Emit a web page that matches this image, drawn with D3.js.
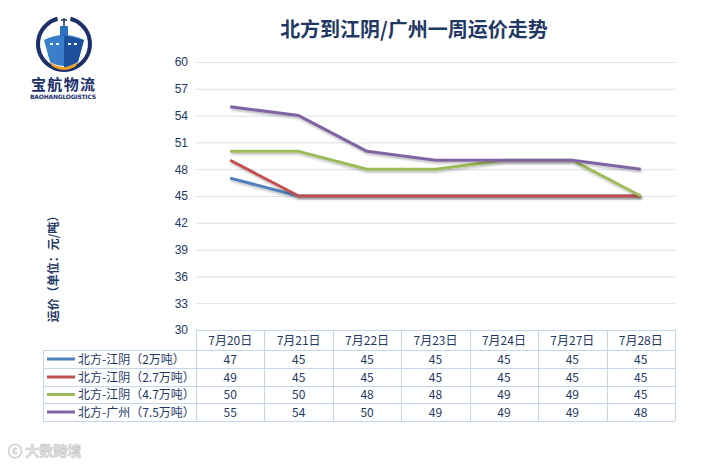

+++++

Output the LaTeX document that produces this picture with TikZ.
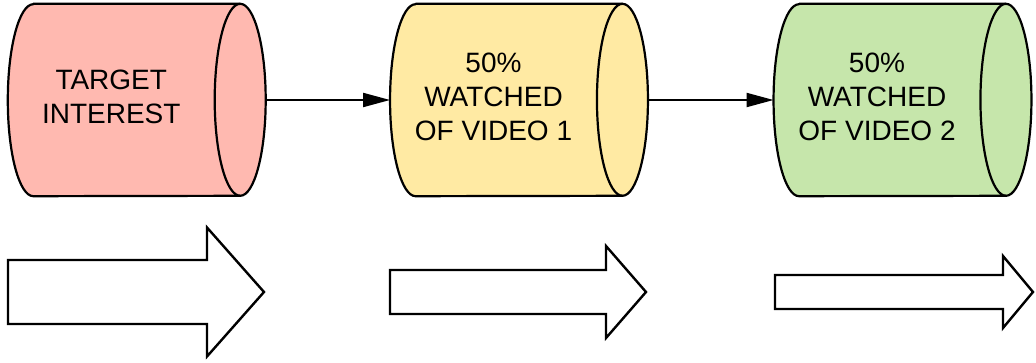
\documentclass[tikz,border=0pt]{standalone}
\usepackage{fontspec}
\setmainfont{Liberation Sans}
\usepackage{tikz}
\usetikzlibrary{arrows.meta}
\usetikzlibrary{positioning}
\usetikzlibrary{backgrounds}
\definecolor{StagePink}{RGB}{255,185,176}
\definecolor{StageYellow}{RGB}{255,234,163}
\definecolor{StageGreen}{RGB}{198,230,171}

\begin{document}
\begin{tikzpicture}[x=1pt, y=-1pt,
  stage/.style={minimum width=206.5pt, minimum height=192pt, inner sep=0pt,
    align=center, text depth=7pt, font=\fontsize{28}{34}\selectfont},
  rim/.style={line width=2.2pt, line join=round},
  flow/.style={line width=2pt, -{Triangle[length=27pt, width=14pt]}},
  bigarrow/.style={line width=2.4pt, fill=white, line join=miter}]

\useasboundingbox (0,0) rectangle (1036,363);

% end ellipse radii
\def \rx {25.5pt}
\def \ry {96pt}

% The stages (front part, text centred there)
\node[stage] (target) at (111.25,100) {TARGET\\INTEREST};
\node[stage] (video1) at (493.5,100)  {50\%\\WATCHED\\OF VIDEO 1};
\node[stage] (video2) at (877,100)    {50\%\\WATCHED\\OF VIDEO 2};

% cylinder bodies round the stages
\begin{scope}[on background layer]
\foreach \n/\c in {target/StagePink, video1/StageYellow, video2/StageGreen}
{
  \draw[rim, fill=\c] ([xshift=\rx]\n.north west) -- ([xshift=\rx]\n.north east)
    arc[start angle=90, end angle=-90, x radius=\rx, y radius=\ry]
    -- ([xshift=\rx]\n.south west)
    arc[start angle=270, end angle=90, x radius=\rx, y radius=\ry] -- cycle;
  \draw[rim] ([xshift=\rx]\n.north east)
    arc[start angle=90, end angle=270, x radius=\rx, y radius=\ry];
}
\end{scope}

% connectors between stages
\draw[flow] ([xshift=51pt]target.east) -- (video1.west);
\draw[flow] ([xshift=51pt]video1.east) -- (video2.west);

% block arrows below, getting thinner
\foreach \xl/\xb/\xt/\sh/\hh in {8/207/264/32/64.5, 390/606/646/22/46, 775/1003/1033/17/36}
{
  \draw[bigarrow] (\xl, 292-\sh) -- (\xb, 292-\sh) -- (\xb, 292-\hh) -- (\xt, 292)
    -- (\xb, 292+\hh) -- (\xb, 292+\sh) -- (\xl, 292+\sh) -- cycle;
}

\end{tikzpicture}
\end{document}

+++++

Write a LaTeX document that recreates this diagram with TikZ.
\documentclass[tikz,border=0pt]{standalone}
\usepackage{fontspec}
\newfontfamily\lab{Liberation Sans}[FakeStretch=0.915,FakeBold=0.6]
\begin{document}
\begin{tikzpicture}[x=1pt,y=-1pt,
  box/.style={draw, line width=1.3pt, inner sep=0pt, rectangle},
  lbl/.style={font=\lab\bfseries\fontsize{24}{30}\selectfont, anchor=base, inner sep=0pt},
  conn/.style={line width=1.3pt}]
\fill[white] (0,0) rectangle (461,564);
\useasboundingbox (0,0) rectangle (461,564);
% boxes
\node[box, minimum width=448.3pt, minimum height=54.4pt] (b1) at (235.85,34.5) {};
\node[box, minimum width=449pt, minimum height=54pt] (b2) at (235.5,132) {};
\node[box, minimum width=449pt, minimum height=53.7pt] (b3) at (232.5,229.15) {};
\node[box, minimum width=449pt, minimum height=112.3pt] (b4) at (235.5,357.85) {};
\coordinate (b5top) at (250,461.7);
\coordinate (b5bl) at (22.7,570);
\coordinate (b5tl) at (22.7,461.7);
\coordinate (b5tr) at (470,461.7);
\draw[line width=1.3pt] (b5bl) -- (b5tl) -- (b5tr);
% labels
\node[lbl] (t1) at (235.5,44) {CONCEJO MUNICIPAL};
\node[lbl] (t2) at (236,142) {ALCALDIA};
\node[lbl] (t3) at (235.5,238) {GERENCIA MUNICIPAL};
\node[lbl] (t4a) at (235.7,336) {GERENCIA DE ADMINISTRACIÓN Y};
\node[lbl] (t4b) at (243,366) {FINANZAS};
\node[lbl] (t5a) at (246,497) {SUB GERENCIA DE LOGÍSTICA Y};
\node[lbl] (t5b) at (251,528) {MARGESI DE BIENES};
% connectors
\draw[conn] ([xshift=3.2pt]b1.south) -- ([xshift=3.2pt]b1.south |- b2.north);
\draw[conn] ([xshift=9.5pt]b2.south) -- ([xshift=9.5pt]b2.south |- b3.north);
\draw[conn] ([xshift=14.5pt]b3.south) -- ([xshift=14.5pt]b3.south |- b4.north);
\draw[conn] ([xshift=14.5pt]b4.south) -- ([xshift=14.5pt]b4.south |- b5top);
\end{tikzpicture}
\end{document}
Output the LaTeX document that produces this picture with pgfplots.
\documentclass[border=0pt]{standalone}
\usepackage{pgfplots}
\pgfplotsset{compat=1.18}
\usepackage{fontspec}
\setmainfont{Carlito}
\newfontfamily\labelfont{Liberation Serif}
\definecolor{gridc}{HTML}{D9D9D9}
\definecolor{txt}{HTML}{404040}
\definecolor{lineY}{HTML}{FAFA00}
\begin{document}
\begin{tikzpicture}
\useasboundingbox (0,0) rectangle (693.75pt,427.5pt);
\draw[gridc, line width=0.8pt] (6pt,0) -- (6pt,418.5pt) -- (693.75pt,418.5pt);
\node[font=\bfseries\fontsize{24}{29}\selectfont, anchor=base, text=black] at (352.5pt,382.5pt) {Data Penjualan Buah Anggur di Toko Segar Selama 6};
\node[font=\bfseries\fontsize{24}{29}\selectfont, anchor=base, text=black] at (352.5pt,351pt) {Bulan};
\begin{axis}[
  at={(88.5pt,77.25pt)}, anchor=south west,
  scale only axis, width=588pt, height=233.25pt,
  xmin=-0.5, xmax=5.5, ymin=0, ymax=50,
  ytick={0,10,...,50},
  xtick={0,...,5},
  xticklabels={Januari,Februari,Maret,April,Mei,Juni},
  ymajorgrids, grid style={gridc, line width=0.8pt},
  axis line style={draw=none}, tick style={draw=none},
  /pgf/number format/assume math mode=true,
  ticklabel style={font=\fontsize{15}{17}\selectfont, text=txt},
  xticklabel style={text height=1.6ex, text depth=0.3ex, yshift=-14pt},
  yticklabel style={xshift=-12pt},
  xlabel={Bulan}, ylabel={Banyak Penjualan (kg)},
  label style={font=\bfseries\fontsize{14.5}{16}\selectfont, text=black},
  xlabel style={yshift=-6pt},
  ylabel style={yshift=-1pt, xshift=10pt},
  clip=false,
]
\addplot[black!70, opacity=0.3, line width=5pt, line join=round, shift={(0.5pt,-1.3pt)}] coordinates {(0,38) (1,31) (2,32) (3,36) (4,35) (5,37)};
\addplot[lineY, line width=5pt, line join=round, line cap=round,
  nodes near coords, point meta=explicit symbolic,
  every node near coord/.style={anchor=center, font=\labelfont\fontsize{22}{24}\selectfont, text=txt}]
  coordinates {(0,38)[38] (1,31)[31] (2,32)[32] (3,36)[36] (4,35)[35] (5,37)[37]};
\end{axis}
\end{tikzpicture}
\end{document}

+++++

▶ _AIM OF THE EXERCISE_
Write down every line of the data above that includes the string "with".

▶ _WORKED SOLUTION_
Emit a web page that matches this image, drawn with D3.js.
Output the LaTeX document that produces this picture with TikZ.
Write a LaTeX document that recreates this diagram with TikZ.
Output the LaTeX document that produces this picture with pgfplots.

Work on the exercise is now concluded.